Given task:
Check each line of the data for "code" and select those that have it.

Supplied information:
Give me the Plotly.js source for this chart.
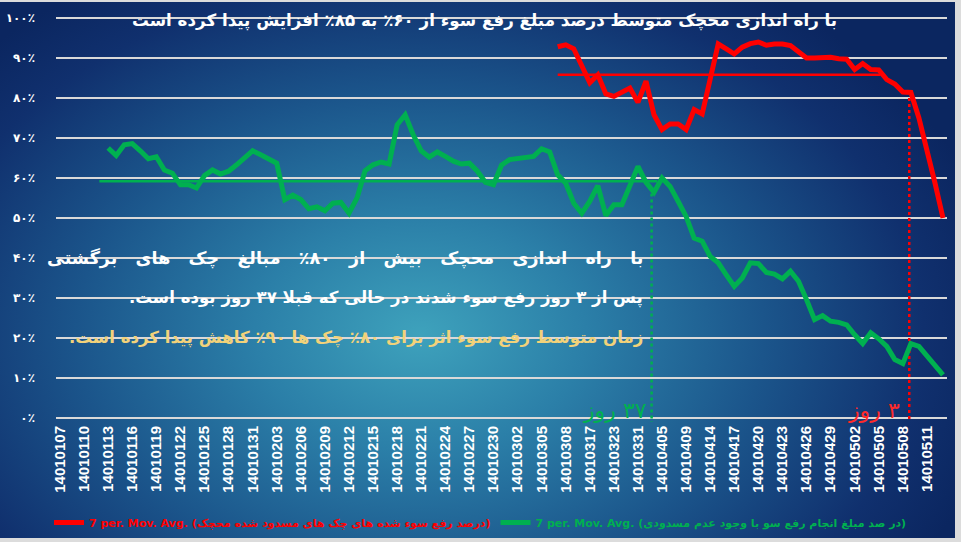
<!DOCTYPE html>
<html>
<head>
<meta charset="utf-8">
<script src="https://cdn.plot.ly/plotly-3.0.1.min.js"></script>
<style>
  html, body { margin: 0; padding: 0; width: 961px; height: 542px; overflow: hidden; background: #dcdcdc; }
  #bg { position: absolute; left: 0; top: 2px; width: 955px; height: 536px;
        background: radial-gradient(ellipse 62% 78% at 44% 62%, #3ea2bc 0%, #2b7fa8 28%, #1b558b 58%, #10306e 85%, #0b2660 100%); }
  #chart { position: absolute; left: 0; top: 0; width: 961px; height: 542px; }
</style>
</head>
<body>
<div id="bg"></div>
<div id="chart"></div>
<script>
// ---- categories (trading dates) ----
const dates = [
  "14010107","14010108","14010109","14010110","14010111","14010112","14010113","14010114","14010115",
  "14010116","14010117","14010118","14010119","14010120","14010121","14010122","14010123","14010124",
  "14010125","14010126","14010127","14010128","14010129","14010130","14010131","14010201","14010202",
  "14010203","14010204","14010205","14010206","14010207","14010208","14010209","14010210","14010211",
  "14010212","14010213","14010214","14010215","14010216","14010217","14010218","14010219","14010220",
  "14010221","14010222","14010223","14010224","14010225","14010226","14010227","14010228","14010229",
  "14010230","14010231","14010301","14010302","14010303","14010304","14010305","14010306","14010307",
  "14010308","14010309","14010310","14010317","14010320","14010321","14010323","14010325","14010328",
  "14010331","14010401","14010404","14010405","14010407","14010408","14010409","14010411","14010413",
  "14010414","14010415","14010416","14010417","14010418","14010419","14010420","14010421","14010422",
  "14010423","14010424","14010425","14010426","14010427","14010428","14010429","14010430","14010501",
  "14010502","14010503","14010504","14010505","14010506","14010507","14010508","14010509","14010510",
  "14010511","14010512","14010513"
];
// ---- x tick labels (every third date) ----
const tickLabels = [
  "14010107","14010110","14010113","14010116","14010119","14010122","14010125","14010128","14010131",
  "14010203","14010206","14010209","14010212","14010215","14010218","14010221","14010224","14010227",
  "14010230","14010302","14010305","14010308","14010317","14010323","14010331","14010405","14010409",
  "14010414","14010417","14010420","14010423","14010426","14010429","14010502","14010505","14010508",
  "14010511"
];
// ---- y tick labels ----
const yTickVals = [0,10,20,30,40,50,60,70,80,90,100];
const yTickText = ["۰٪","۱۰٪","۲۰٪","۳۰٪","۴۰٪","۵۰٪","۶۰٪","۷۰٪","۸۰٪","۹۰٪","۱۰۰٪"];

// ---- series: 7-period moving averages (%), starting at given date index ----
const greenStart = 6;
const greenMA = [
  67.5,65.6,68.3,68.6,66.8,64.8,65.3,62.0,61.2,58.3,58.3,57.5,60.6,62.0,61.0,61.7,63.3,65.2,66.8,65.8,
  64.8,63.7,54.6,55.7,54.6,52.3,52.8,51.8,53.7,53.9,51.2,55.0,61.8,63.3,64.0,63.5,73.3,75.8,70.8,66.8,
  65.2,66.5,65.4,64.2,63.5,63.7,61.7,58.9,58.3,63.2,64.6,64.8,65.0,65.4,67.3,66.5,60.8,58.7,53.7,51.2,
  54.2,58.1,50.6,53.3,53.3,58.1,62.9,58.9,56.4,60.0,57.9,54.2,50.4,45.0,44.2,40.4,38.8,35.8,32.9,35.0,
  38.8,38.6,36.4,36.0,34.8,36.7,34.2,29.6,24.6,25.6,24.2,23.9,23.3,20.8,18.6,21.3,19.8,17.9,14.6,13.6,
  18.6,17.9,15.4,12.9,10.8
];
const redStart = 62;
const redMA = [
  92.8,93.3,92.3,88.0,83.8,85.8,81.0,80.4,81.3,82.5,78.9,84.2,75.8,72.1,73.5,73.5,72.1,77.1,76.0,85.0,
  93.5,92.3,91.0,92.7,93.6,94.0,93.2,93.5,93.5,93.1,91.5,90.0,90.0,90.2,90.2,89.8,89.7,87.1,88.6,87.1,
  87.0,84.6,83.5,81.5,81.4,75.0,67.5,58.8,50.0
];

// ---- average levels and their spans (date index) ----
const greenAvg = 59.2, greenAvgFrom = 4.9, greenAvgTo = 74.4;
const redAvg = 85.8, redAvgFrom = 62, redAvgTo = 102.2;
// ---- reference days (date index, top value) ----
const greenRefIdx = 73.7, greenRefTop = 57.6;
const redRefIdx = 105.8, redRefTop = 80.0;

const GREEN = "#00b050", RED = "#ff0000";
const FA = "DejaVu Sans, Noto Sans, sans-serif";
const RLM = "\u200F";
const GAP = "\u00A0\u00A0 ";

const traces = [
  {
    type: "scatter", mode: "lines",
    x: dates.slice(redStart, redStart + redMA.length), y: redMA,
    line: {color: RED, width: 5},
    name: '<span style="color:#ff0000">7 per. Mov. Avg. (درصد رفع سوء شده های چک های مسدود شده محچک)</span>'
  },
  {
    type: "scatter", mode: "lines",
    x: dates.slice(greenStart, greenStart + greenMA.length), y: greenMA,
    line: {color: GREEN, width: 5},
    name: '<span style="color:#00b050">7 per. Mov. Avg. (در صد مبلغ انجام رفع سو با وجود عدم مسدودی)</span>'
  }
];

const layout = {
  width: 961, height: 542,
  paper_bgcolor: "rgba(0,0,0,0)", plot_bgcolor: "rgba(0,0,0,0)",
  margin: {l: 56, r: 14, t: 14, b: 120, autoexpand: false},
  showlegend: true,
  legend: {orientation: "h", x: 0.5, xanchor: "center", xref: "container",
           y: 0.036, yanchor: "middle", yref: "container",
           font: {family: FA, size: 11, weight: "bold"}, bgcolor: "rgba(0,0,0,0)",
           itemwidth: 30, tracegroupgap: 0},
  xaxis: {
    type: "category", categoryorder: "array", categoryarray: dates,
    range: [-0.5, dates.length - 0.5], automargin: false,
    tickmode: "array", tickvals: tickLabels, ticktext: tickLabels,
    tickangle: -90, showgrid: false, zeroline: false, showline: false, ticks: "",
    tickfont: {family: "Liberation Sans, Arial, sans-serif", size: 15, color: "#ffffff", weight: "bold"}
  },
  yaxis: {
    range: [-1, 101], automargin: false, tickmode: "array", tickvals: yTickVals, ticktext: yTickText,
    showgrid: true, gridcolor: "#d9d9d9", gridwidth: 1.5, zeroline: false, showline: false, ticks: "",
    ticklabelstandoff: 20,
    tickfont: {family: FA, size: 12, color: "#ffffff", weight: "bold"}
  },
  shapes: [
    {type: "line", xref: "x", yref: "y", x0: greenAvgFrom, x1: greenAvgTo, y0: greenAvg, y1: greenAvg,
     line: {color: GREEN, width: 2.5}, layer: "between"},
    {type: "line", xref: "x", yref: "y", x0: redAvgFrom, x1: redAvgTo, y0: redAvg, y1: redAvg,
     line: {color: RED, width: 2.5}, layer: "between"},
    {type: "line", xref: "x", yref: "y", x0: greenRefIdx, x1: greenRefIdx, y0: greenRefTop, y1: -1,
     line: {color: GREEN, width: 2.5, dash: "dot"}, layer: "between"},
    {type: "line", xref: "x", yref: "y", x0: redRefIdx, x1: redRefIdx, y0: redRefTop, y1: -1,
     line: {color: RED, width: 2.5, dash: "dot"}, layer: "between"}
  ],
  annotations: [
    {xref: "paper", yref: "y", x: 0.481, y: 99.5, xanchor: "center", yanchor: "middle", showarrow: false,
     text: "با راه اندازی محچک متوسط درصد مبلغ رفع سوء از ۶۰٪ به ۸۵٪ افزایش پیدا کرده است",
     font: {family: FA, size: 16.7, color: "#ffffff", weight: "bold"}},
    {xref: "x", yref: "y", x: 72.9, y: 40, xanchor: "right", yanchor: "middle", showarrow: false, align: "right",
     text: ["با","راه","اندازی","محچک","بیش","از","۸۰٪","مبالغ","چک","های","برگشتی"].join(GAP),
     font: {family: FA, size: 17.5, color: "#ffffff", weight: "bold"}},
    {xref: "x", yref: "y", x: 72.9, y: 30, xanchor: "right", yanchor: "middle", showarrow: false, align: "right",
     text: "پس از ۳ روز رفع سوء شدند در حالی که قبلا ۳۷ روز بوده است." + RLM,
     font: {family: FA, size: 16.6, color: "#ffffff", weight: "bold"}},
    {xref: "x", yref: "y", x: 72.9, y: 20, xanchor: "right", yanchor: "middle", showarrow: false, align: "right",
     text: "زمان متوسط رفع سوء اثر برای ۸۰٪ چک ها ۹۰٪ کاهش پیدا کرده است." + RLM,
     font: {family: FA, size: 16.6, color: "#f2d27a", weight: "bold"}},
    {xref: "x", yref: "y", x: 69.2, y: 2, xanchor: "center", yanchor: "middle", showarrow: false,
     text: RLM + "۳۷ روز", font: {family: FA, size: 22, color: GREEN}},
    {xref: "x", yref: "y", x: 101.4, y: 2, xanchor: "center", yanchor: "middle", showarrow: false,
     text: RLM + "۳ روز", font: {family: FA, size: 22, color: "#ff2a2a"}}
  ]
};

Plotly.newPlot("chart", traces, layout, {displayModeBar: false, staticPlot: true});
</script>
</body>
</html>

==

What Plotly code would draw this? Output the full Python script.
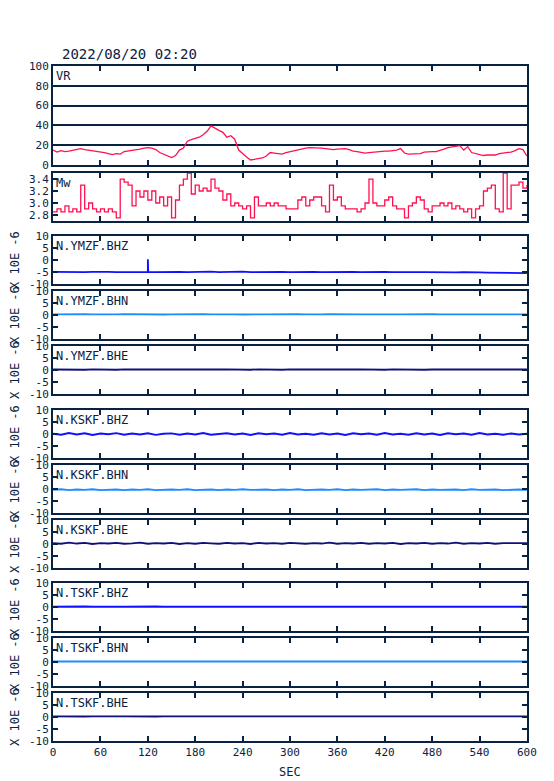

---

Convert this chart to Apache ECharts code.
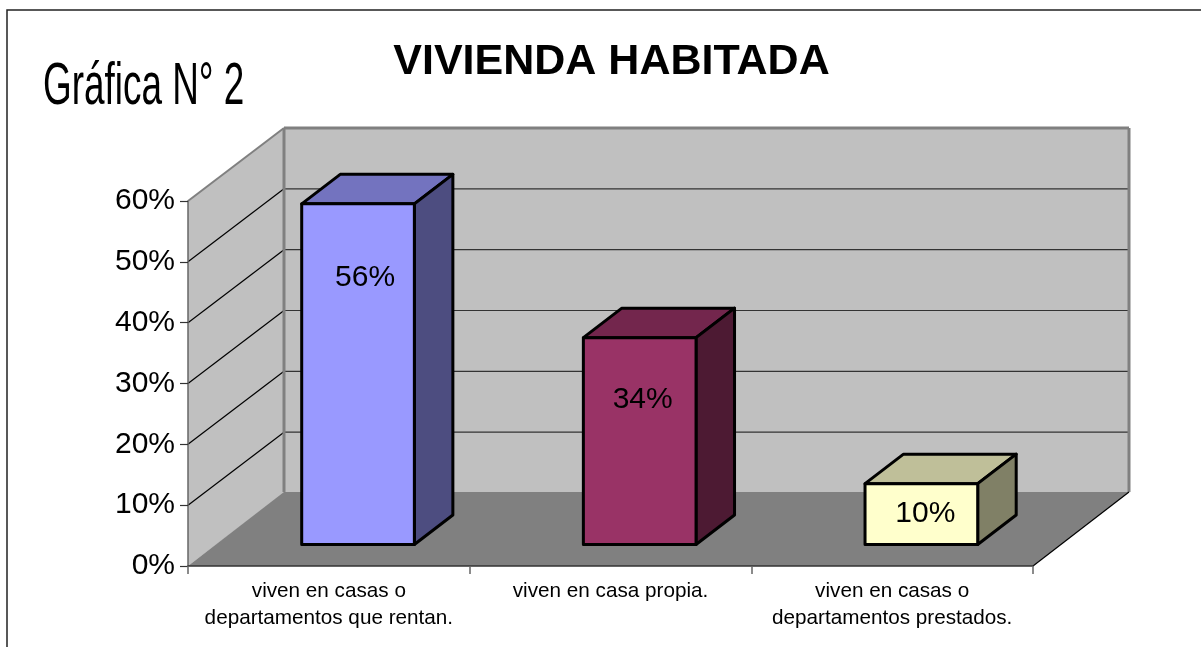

Full response:
What Plotly code would draw this? Output the full Python script.
Convert this chart to Apache ECharts code.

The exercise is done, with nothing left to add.